12 jurors deliberated just half-an-hour Wednesday before convicting a man of murdering a security guard outside a popular North Miami-Dade restaurant.
Now, they will become the 1st jury in Miami to be asked to agree unanimously on meting out the death penalty.
Wednesday's verdict came 3 months after Florida lawmakers changed the law so that jurors must agree in unison when handing down execution as punishment for murder.
The same jury will reconvene later this summer to consider Silver's sentence. DNA on a bloody ski mask was the key evidence.
At closing arguments on Wednesday, prosecutors said Silver - dressed in black and wielding a 9mm pistol - targeted 62-year-old Solmeus Accimeus as he sat in his car at closing time outside Esther's Restaurant.
Intending to rob the guard, Silver walked up to the car and fired at the guard, penetrating the man's aorta, spraying blood all over the gunman, prosecutors said. Moments later, as he fled, Silver threw away the ski mask, which had Accimeus' blood on the outside, and Silver's DNA on the inside, prosecutors said.
Prosecutor Gail Levine told jurors that Silver, his mouth having been covered in blood, later blurted out to some friends:
"'Can you smell it? Can you smell the death on me?'" Levine said. "The words of this defendant after he murdered Solmeus Accimeus in cold blood ... those words alone tell the whole story."
Prosecutors Levine, Tammy Pitiriciu and Josh Hubner began presenting evidence on June 21.
Assistant Public Defender Steven Yermish suggested to jurors that the DNA evidence was flawed and didn't prove he wore the mask during the murder.
"The DNA is not as definitive as one would think," Yermish said.

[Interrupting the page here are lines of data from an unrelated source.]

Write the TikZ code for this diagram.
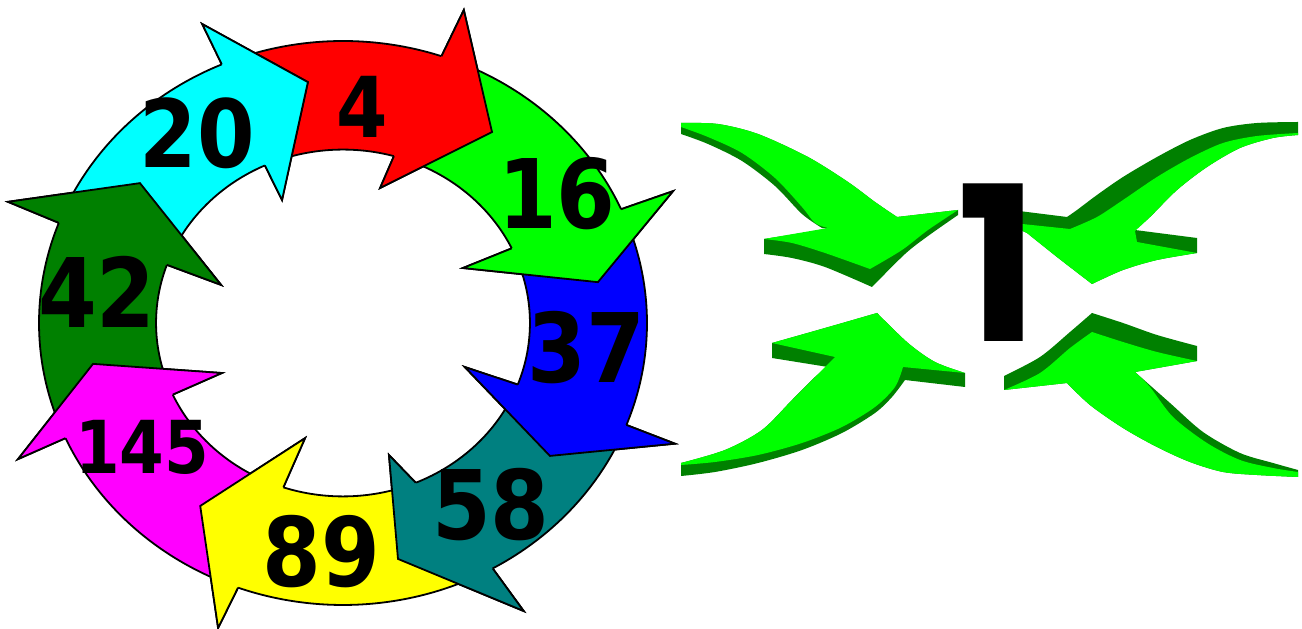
\documentclass[tikz,border=0pt]{standalone}
\usepackage{fontspec}
\usepackage{tikz}
\newfontfamily\ringfont[FakeStretch=0.88]{DejaVu Sans}
\newfontfamily\onefont{Poppins}
\definecolor{ringred}{RGB}{255,0,0}
\definecolor{ringgreen}{RGB}{0,255,0}
\definecolor{ringblue}{RGB}{0,0,255}
\definecolor{ringteal}{RGB}{0,128,128}
\definecolor{ringyellow}{RGB}{255,255,0}
\definecolor{ringmagenta}{RGB}{255,0,255}
\definecolor{ringdkgreen}{RGB}{0,128,0}
\definecolor{ringcyan}{RGB}{0,255,255}
\definecolor{arrowlight}{RGB}{0,255,0}
\definecolor{arrowdark}{RGB}{0,128,0}

\begin{document}
\begin{tikzpicture}[
    x=1pt, y=1pt,
    ringline/.style={draw=black, line width=1.8pt},
    numtext/.style={inner sep=0pt, font=\ringfont\bfseries\fontsize{#1}{#1}\selectfont},
    onetext/.style={inner sep=0pt, font=\onefont\bfseries\fontsize{216}{216}\selectfont},
    lightface/.style={fill=arrowlight},
    darkface/.style={fill=arrowdark}]
  \useasboundingbox (0,0) rectangle (1302,629);
  % outer shoulder / outer barb / tip / inner barb / inner shoulder / tail (outer, notch, inner) / colour
  \def\ringdata{71.1/70.3/1.179/54.1/0.836/75.7/0.494/74.2/111.5/101.7/112.7/ringred,
    23.8/23.3/1.182/9.8/0.851/26.3/0.440/25.5/69.1/58.1/72.2/ringgreen,
    -21.2/-21.4/1.173/-34.7/0.828/-21.3/0.430/-20.8/21.8/13.8/23.5/ringblue,
    -60.5/-59.8/1.182/-77.8/0.856/-72.1/0.492/-67.1/-23.2/-30.7/-22.8/ringteal,
    -110.2/-110.8/1.157/-125.9/0.801/-107.0/0.427/-108.6/-62.5/-73.8/-69.1/ringyellow,
    -155.9/-155.7/1.173/-170.0/0.835/-156.0/0.436/-155.6/-112.2/-121.9/-110.6/ringmagenta,
    -200.8/-201.3/1.183/-216.6/0.832/-198.6/0.423/-199.6/-157.9/-166.0/-157.6/ringdkgreen,
    -246.5/-246.4/1.157/-262.3/0.862/-245.3/0.480/-245.3/-202.8/-212.6/-201.6/ringcyan}

  \begin{scope}[shift={(343pt,306pt)}, x=304pt, y=282pt]
    \foreach \os/\oba/\obr/\tpa/\tpr/\iba/\ibr/\is/\ta/\tn/\ti/\col in \ringdata
      \filldraw[ringline, fill=\col] (\ta:1) arc[start angle=\ta, end angle=\os, radius=1]
        -- (\oba:\obr) -- (\tpa:\tpr) -- (\iba:\ibr) -- (\is:0.615)
        arc[start angle=\is, end angle=\ti, radius=0.615] -- (\tn:0.8) -- cycle;
    % heads again, over the next tail
    \foreach \os/\oba/\obr/\tpa/\tpr/\iba/\ibr/\is/\ta/\tn/\ti/\col in \ringdata {
      \fill[\col] (\os:1) -- (\oba:\obr) -- (\tpa:\tpr) -- (\iba:\ibr) -- (\is:0.615) -- cycle;
      \draw[ringline] (\os:1) -- (\oba:\obr) -- (\tpa:\tpr) -- (\iba:\ibr) -- (\is:0.615);
    }
    \foreach \la/\lr/\sz/\txt in {85.3/0.769/84/4, 33.2/0.841/96/16, -6.1/0.804/96/37,
        -53/0.808/96/58, -95/0.815/96/89, -146.3/0.794/73/145, 172.3/0.817/96/42, 125.5/0.827/94/20}
      \node[numtext=\sz] (n\txt) at (\la:\lr) {\txt};
  \end{scope}

  \begin{scope}[shift={(0pt,629pt)}, y=-1pt]
    % top left
    \fill[darkface] plot[smooth] coordinates {(681,123) (718,124) (758,134) (808,157) (848,182) (875,202) (897,217)}
      -- (958,210) -- plot[smooth] coordinates {(958,215) (928,236) (905,254) (872,287)}
      -- plot[smooth] coordinates {(872,287) (825,267) (792,258) (764,254)} -- (764,239) -- (828,229)
      -- plot[smooth] coordinates {(822,228) (802,214) (775,186) (742,161) (708,144) (681,134)} -- cycle;
    \fill[lightface] plot[smooth] coordinates {(681,123) (718,124) (758,134) (808,157) (848,182) (875,202) (897,217)}
      -- (958,210) -- plot[smooth] coordinates {(958,210) (928,230) (902,250) (870,269)}
      -- plot[smooth] coordinates {(870,269) (825,253) (792,243) (764,239)} -- (828,228)
      -- plot[smooth] coordinates {(828,228) (815,223) (802,207) (775,178) (742,153) (708,137) (681,127)} -- cycle;
    % top right
    \fill[darkface] plot[smooth] coordinates {(1298,122) (1257,123) (1223,128) (1190,140) (1157,157) (1123,177) (1097,195) (1077,210) (1067,217)}
      -- (1027,212) -- (1003,209) -- (1003,222)
      -- plot[smooth] coordinates {(1027,233) (1057,257) (1092,284)}
      -- plot[smooth] coordinates {(1092,284) (1123,270) (1157,260) (1197,253)} -- (1197,238) -- (1135,230)
      -- plot[smooth] coordinates {(1135,230) (1150,217) (1177,190) (1207,167) (1240,148) (1273,138) (1298,135)} -- cycle;
    \fill[lightface] plot[smooth] coordinates {(1298,133) (1257,136) (1223,143) (1190,158) (1157,177) (1123,200) (1097,217) (1070,229)}
      -- (1003,222) -- plot[smooth] coordinates {(1027,233) (1057,257) (1092,284)}
      -- plot[smooth] coordinates {(1092,284) (1123,270) (1157,260) (1197,253)} -- (1137,242) -- (1135,231)
      -- plot[smooth] coordinates {(1135,231) (1150,217) (1177,190) (1207,167) (1240,148) (1273,138) (1298,135)} -- cycle;
    % bottom left
    \fill[darkface] plot[smooth] coordinates {(681,463) (725,450) (762,430) (792,400) (815,377) (828,367)}
      -- (772,358) -- (772,343) -- plot[smooth] coordinates {(772,343) (825,328) (877,313)}
      -- plot[smooth] coordinates {(877,313) (908,343) (935,362) (965,373)} -- (965,387) -- (905,380)
      -- plot[smooth] coordinates {(905,380) (892,397) (875,413) (842,433) (802,450) (758,463) (715,472) (681,476)} -- cycle;
    \fill[lightface] plot[smooth] coordinates {(681,463) (725,450) (762,430) (792,400) (815,377) (835,357)}
      -- (772,343) -- plot[smooth] coordinates {(772,343) (825,328) (877,313)}
      -- plot[smooth] coordinates {(877,313) (908,343) (935,362) (965,373)} -- (903,367)
      -- plot[smooth] coordinates {(903,367) (895,387) (875,407) (842,427) (802,443) (758,455) (715,462) (681,465)} -- cycle;
    % bottom right
    \fill[darkface] plot[smooth] coordinates {(1298,477) (1257,475) (1223,472) (1190,462) (1157,447) (1123,428) (1090,405) (1067,383)}
      -- (1004,390) -- (1004,376) -- plot[smooth] coordinates {(1004,376) (1040,357) (1070,332) (1092,313)}
      -- plot[smooth] coordinates {(1092,313) (1123,323) (1157,335) (1197,346)} -- (1197,361) -- (1135,372)
      -- plot[smooth] coordinates {(1135,372) (1170,403) (1203,432) (1240,453) (1273,463) (1298,470)} -- cycle;
    \fill[lightface] plot[smooth] coordinates {(1298,477) (1257,475) (1223,472) (1190,462) (1157,447) (1123,428) (1090,405) (1067,383)}
      -- (1004,390) -- plot[smooth] coordinates {(1004,390) (1040,373) (1070,348) (1092,332)}
      -- plot[smooth] coordinates {(1092,332) (1123,342) (1157,352) (1197,361)} -- (1135,372)
      -- plot[smooth] coordinates {(1135,372) (1150,387) (1173,417) (1207,443) (1240,460) (1273,468) (1298,472)} -- cycle;
    \node[onetext] (one) at (998,263) {1};
  \end{scope}
\end{tikzpicture}
\end{document}
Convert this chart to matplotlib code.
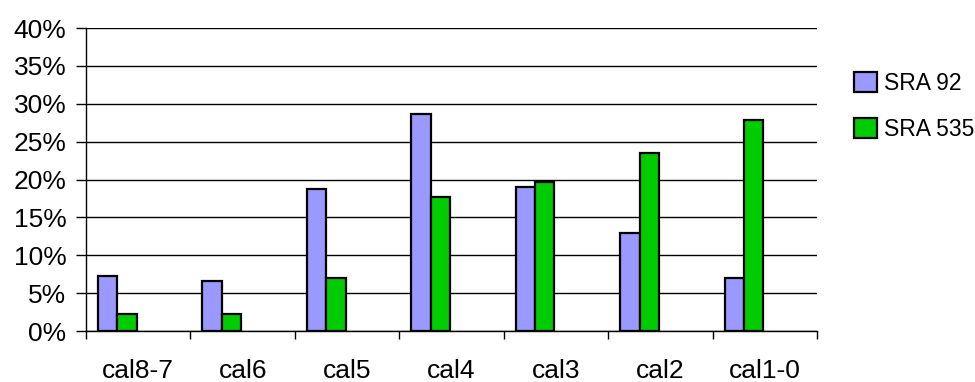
import numpy as np
import matplotlib.pyplot as plt
from matplotlib.ticker import FixedLocator, NullFormatter

plt.rcParams['font.family'] = ['Liberation Sans', 'DejaVu Sans']

# data (percent)
categories = ['cal8-7', 'cal6', 'cal5', 'cal4', 'cal3', 'cal2', 'cal1-0']
sra_92 = [7.3, 6.6, 18.7, 28.6, 19.0, 13.0, 7.0]
sra_535 = [2.2, 2.2, 7.0, 17.7, 19.7, 23.5, 27.9]
series_names = ['SRA 92', 'SRA 535']

fig = plt.figure(figsize=(9.75, 3.82), dpi=100)
ax = fig.add_axes([0.0882, 0.1335, 0.7498, 0.7932])

x = np.arange(len(categories))
w = 0.185
ax.bar(x - 0.385, sra_92, width=w, align='edge', color='#9999FF',
       edgecolor='black', linewidth=1.6, label=series_names[0], zorder=3)
ax.bar(x - 0.385 + w, sra_535, width=w, align='edge', color='#00CC00',
       edgecolor='black', linewidth=1.6, label=series_names[1], zorder=3)

ax.set_xlim(-0.5, len(categories) - 0.5)
ax.set_ylim(0, 40)
ax.set_yticks(np.arange(0, 41, 5))
ax.set_yticklabels([f'{v}%' for v in range(0, 41, 5)], fontsize=19)
ax.yaxis.grid(True, color='black', linewidth=1.0, zorder=0)

# ticks at category boundaries, labels at centres
ax.xaxis.set_major_locator(FixedLocator(np.arange(-0.5, len(categories), 1.0)))
ax.xaxis.set_major_formatter(NullFormatter())
ax.xaxis.set_minor_locator(FixedLocator(x))
ax.set_xticklabels(categories, minor=True, fontsize=19)
ax.tick_params(axis='x', which='major', direction='out', length=6, width=1)
ax.tick_params(axis='x', which='minor', length=0, pad=20)
ax.tick_params(axis='y', direction='out', length=7, width=1, pad=7)

for side in ['top', 'right']:
    ax.spines[side].set_visible(False)
ax.spines['left'].set_linewidth(1.0)
ax.spines['bottom'].set_linewidth(1.0)

# legend runs off the right edge, as in the original
fig.legend(loc='upper left', bbox_to_anchor=(0.867, 0.836), frameon=False,
           fontsize=16.5, handlelength=1.0, handleheight=1.0, handletextpad=0.3,
           labelspacing=1.0, borderaxespad=0)

fig.savefig('out.png', dpi=100)
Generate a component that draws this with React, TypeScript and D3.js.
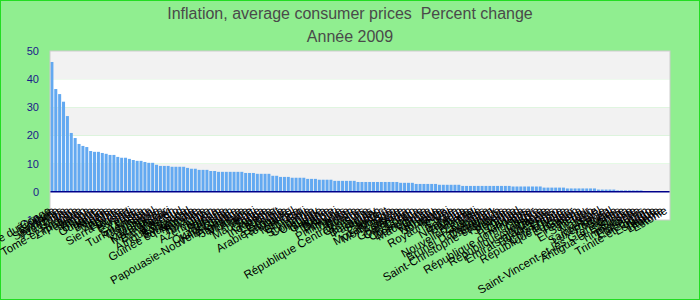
import React, { useEffect } from "react";
import * as d3 from "d3";

const titleText = "Inflation, average consumer prices  Percent change";
const subtitleText = "Année 2009";

const countries: string[] = [
  "République démocratique du Congo", "Éthiopie", "Érythrée", "Seychelles", "Venezuela",
  "Ghana", "Iran", "Sao Tomé-et-Principe", "Zimbabwe", "Pakistan",
  "Samoa", "Angola", "Ukraine", "Ouganda", "Kenya",
  "Bélarus", "Nigéria", "Zambie", "Égypte", "Sierra Leone",
  "Russie", "Burundi", "Inde", "Yémen", "Sri Lanka",
  "Turkménistan", "Tadjikistan", "Népal", "Mongolie", "Kazakhstan",
  "Madagascar", "Malawi", "Bangladesh", "Lesotho", "Afrique du Sud",
  "Botswana", "Swaziland", "Guinée équatoriale", "Namibie", "Rwanda",
  "Tanzanie", "Libye", "Azerbaïdjan", "Liberia", "Vietnam",
  "Turquie", "Ouzbékistan", "Kirghizistan", "Papouasie-Nouvelle-Guinée", "Argentine",
  "Jamaïque", "Moldavie", "Algérie", "Haïti", "Mauritanie",
  "Tonga", "Gambie", "Indonésie", "Lettonie", "Koweït",
  "Géorgie", "Arabie saoudite", "Roumanie", "Brésil", "Mexique",
  "Bhoutan", "Fidji", "Suriname", "Colombie", "Uruguay",
  "Islande", "Guyana", "Hongrie", "Serbie", "Djibouti",
  "Pologne", "Philippines", "Tunisie", "Oman", "Bolivie",
  "République Centrafricaine", "Comores", "Syrie", "Bahamas", "Paraguay",
  "Soudan", "Maroc", "Cap-Vert", "Mozambique", "Monténégro",
  "Belize", "Australie", "Guatemala", "Cameroun", "Congo",
  "Costa Rica", "Dominique", "Macédoine", "Grèce", "Vanuatu",
  "Norvège", "Jordanie", "Malte", "Royaume-Uni", "Corée",
  "Italie", "Bahreïn", "Nicaragua", "Barbade", "Albanie",
  "Mali", "Nouvelle-Zélande", "Pays-Bas", "Autriche", "Brunéi Darussalam",
  "Danemark", "Grenade", "Saint-Christophe-et-Niévès", "Finlande", "Slovénie",
  "Belgique", "Tchad", "Canada", "Honduras", "République dominicaine",
  "Niger", "Chypre", "République slovaque", "Allemagne", "Croatie",
  "Émirats arabes unis", "Burkina Faso", "France", "Côte d'Ivoire", "République tchèque",
  "Équateur", "Gabon", "Panama", "Pérou", "El Salvador",
  "Togo", "Malaisie", "Israël", "Sainte-Lucie", "Luxembourg",
  "Portugal", "Suède", "Saint-Vincent-et-les Grenadines", "Chine", "Antigua-et-Barbuda",
  "Suisse", "Timor-Leste", "Thaïlande", "États-Unis", "Japon",
  "Trinité-et-Tobago", "Espagne", "Irlande", "Lituanie", "Estonie",
];

const inflation: number[] = [
  46.1, 36.5, 34.7, 32.0, 26.9, 20.9, 19.1, 17.0, 16.3, 15.9,
  14.5, 14.2, 14.2, 13.8, 13.5, 13.1, 13.1, 12.4, 12.1, 12.1,
  11.7, 11.3, 11.0, 11.0, 10.6, 10.3, 10.3, 9.6, 9.2, 9.2,
  9.2, 8.9, 8.9, 8.9, 8.9, 8.5, 8.2, 8.2, 7.8, 7.8,
  7.8, 7.4, 7.4, 7.1, 7.1, 7.1, 7.1, 7.1, 7.1, 7.1,
  6.7, 6.7, 6.7, 6.4, 6.4, 6.4, 6.4, 5.7, 5.7, 5.3,
  5.3, 5.3, 5.0, 5.0, 5.0, 5.0, 4.6, 4.6, 4.6, 4.3,
  4.3, 4.3, 4.3, 3.9, 3.9, 3.9, 3.9, 3.9, 3.9, 3.5,
  3.5, 3.5, 3.5, 3.5, 3.5, 3.5, 3.5, 3.5, 3.5, 3.5,
  3.2, 3.2, 3.2, 3.2, 2.8, 2.8, 2.8, 2.8, 2.8, 2.8,
  2.5, 2.5, 2.5, 2.5, 2.5, 2.5, 2.1, 2.1, 2.1, 2.1,
  2.1, 2.1, 2.1, 2.1, 2.1, 2.1, 2.1, 2.1, 2.1, 1.9,
  1.9, 1.9, 1.9, 1.9, 1.9, 1.9, 1.9, 1.5, 1.5, 1.5,
  1.5, 1.5, 1.5, 1.2, 1.2, 1.2, 1.2, 1.2, 1.2, 1.2,
  1.2, 0.8, 0.8, 0.8, 0.8, 0.8, 0.5, 0.5, 0.5, 0.5,
  0.5, 0.5, 0.5, 0.3, 0.3, 0.2, 0.2, 0.2, 0.1, 0.1,
];

const yTicks: number[] = [-10, 0, 10, 20, 30, 40, 50];

const W = 700;
const H = 300;
const plot = { left: 50, right: 670, top: 51, bottom: 220 };
const FONT = "'Liberation Sans', Arial, Helvetica, sans-serif";

export default function App() {
  useEffect(() => {
    document.body.style.margin = "0";
  }, []);

  const x = d3
    .scaleBand<number>()
    .domain(d3.range(inflation.length))
    .range([plot.left, plot.right])
    .paddingInner(0.22)
    .paddingOuter(0.1);

  const y = d3.scaleLinear().domain([-10, 50]).range([plot.bottom, plot.top]);
  const y0 = y(0);

  const bands = d3.range(-10, 50, 10);

  return (
    <svg
      width={W}
      height={H}
      style={{ position: "absolute", left: 0, top: 0, display: "block" }}
      fontFamily={FONT}
    >
      <rect x={0.5} y={0.5} width={W - 1} height={H - 1} fill="#90ee90" stroke="#22dd22" strokeWidth={1} />

      <text x={W / 2} y={19} textAnchor="middle" fontSize={16} fill="#4a4a4a" style={{ whiteSpace: "pre" }}>
        {titleText}
      </text>
      <text x={W / 2} y={42} textAnchor="middle" fontSize={16} fill="#4a4a4a">
        {subtitleText}
      </text>

      {bands.map((v) => (
        <rect
          key={"band" + v}
          x={plot.left}
          y={y(v + 10)}
          width={plot.right - plot.left}
          height={y(v) - y(v + 10)}
          fill={((v / 10) % 2 === 0) ? "#f2f2f2" : "#ffffff"}
        />
      ))}

      {inflation.map((v, i) => (
        <rect
          key={"bar" + i}
          x={x(i)}
          y={y(Math.max(0, v))}
          width={x.bandwidth()}
          height={Math.abs(y(v) - y0)}
          fill="#63a9f1"
        />
      ))}

      <line x1={plot.left} x2={plot.right} y1={y0} y2={y0} stroke="#00008b" strokeWidth={1.5} />
      <rect
        x={plot.left}
        y={plot.top}
        width={plot.right - plot.left}
        height={plot.bottom - plot.top}
        fill="none"
        stroke="#cccccc"
        strokeWidth={1}
      />

      {yTicks.map((t) => (
        <text
          key={"yt" + t}
          x={39}
          y={y(t)}
          dy="0.35em"
          textAnchor="end"
          fontSize={11}
          fill="#1a1a8a"
        >
          {t}
        </text>
      ))}

      {countries.map((c, i) => {
        const cx = (x(i) as number) + x.bandwidth() / 2;
        return (
          <text
            key={"xl" + i}
            transform={`translate(${cx},${y0 + 21}) rotate(-30)`}
            textAnchor="end"
            fontSize={11.5}
            fill="#000"
          >
            {c}
          </text>
        );
      })}
    </svg>
  );
}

This will be the 2nd time Silver has faced possible execution.
A different jury, in 2015, convicted Silver of murdering a jogger in Coral Gables, part of a crime spree that also included shooting up a pizzeria in Delray Beach. Jurors, however, decided against recommending the death penalty, and Silver was sentenced to life in prison.
For decades in Florida, prosecutors only needed at least a majority 7 votes for a death-penalty recommendation, with the judge ultimately meting out the punishment.
Then in January 2016, the U.S. Supreme Court ruled that Florida's sentencing scheme was unconstitutional because defendants have a right to a trial by jury.
Florida lawmakers responded by rewriting the state law, replacing the judge's override and requiring a vote of at least 10 of 12 jurors to sentence someone to death.
But the Florida Supreme Court later ruled that the new law was unconstitutional because jury verdicts need to be unanimous.
In March, the Legislature passed a new law requiring jurors to unanimously agree on a death sentence.